=== EXTRACTED INFORMATION ===

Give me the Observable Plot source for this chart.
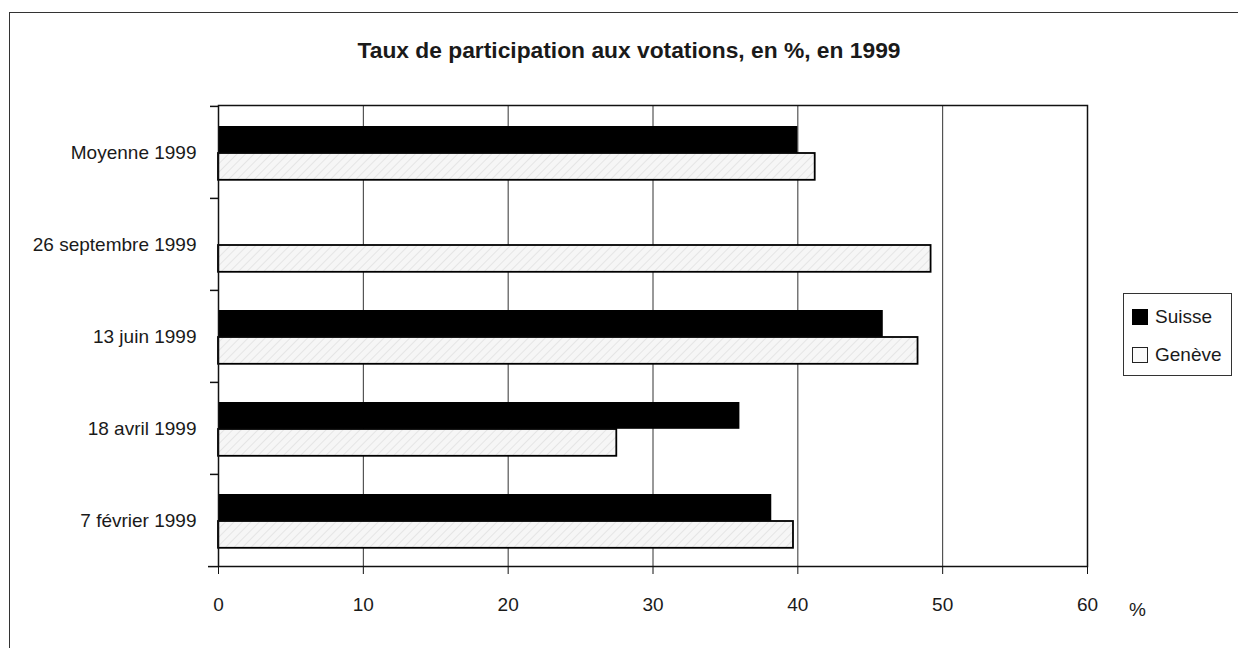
<!DOCTYPE html>
<html><head><meta charset="utf-8">
<script src="https://cdn.jsdelivr.net/npm/d3@7"></script>
<script src="https://cdn.jsdelivr.net/npm/@observablehq/plot@0.6"></script>
<style>
body{margin:0;background:#fff;font-family:"Liberation Sans",Arial,sans-serif;color:#1a1a1a;}
#wrap{position:relative;width:1238px;height:648px;overflow:hidden;}
#frame{position:absolute;left:9px;top:12px;width:1300px;height:700px;border:1.5px solid #333;box-sizing:border-box;}
#title{position:absolute;left:0;width:1258px;top:37px;text-align:center;font-weight:bold;font-size:22.8px;}
#chart{position:absolute;left:0;top:0;}
#legend{position:absolute;left:1123px;top:293px;width:109px;height:83px;border:1px solid #333;box-sizing:border-box;background:#fff;}
.item{position:absolute;left:8px;display:flex;align-items:center;font-size:19px;}
.sw{width:16px;height:16px;box-sizing:border-box;margin-right:7px;}
</style></head>
<body>
<div id="wrap">
  <div id="frame"></div>
  <div id="chart"></div>
  <div id="title"></div>
  <div id="legend"></div>
</div>
<script>
const titleText = "Taux de participation aux votations, en %, en 1999";
const categories = ["Moyenne 1999", "26 septembre 1999", "13 juin 1999", "18 avril 1999", "7 février 1999"];
const series = ["Suisse", "Genève"];
const suisse = [40.0, null, 45.9, 36.0, 38.2];
const geneve = [41.2, 49.2, 48.3, 27.5, 39.7];
const xTicks = [0, 10, 20, 30, 40, 50, 60];
const unitLabel = "%";

const W = 1238, H = 648, mL = 218, mR = 151, mT = 105, mB = 82;
const bw = (H - mT - mB) / categories.length;

const rowsS = categories.map((c, i) => ({cat: c, v: suisse[i]})).filter(d => d.v != null);
const rowsG = categories.map((c, i) => ({cat: c, v: geneve[i]})).filter(d => d.v != null);

document.getElementById("title").textContent = titleText;

const chart = Plot.plot({
  width: W, height: H,
  marginLeft: mL, marginRight: mR, marginTop: mT, marginBottom: mB,
  style: {fontFamily: "Liberation Sans, Arial, sans-serif", color: "#1a1a1a", background: "transparent"},
  x: {domain: [0, 60]},
  y: {domain: categories, padding: 0},
  marks: [
    Plot.ruleX(xTicks.slice(1, -1), {stroke: "#333", strokeWidth: 1}),
    Plot.barX(rowsS, {x: "v", y: "cat", fill: "#000", insetTop: 20, insetBottom: bw - 47}),
    Plot.barX(rowsG, {x: "v", y: "cat", fill: "url(#hatch)", stroke: "#000", strokeWidth: 1.8, insetTop: 47, insetBottom: bw - 74}),
    Plot.frame({stroke: "#111", strokeWidth: 1.5}),
    Plot.ruleY(categories, {y: d => d, x1: 0, x2: 0, insetLeft: -8, dy: -bw / 2, stroke: "#111", strokeWidth: 1.5}),
    Plot.ruleY(categories.slice(-1), {y: d => d, x1: 0, x2: 0, insetLeft: -10, dy: bw / 2, stroke: "#111", strokeWidth: 1.5}),
    Plot.axisY({tickSize: 0, tickPadding: 22, fontSize: 19, label: null}),
    Plot.axisX({ticks: xTicks, tickSize: 8, tickPadding: 23, fontSize: 19, label: null, stroke: "#111"}),
    Plot.text([unitLabel], {text: d => d, frameAnchor: "bottom-right", textAnchor: "middle", lineAnchor: "middle", dx: 50, dy: 43, fontSize: 19})
  ]
});

const svg = d3.select(chart);
const defs = svg.insert("defs", ":first-child");
const pat = defs.append("pattern").attr("id", "hatch").attr("patternUnits", "userSpaceOnUse")
  .attr("width", 6).attr("height", 6).attr("patternTransform", "rotate(45)");
pat.append("rect").attr("width", 6).attr("height", 6).attr("fill", "#f6f6f6");
pat.append("line").attr("x1", 0).attr("y1", 0).attr("x2", 0).attr("y2", 6).attr("stroke", "#e0e0e0").attr("stroke-width", 1.5);
document.getElementById("chart").appendChild(chart);

const legend = document.getElementById("legend");
series.forEach((s, i) => {
  const it = document.createElement("div");
  it.className = "item";
  it.style.top = (i === 0 ? 12 : 50) + "px";
  const sw = document.createElement("div");
  sw.className = "sw";
  if (i === 0) { sw.style.background = "#000"; }
  else { sw.style.background = "#fafafa"; sw.style.border = "1.5px solid #222"; }
  it.appendChild(sw);
  const t = document.createElement("span");
  t.textContent = s;
  it.appendChild(t);
  legend.appendChild(it);
});
</script>
</body></html>
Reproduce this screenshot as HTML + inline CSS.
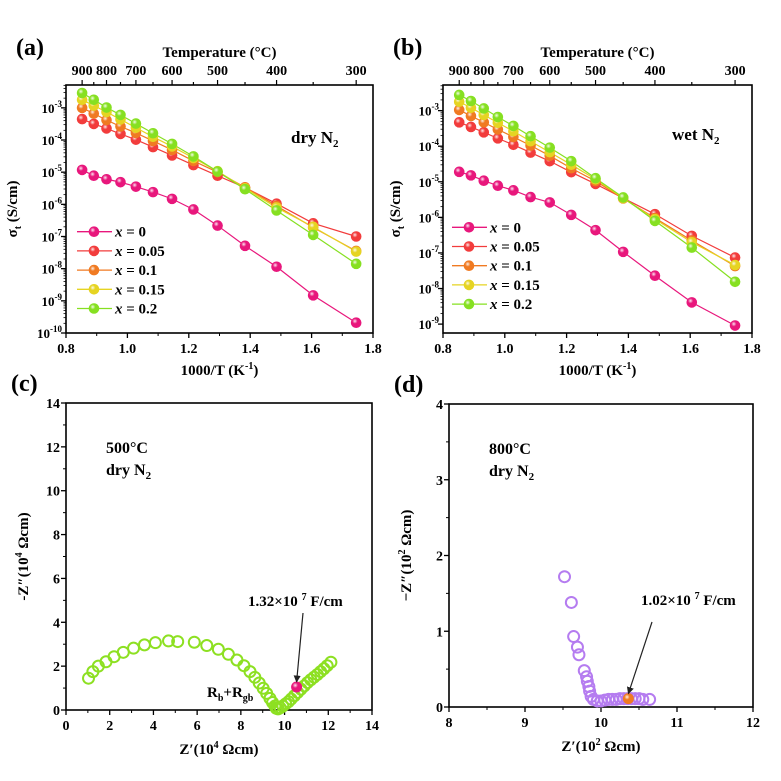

===

TASK TO CARRY OUT: In the material above, tally every line with the string "this" in it, then give that number alone.

FINISHED ANSWER: 2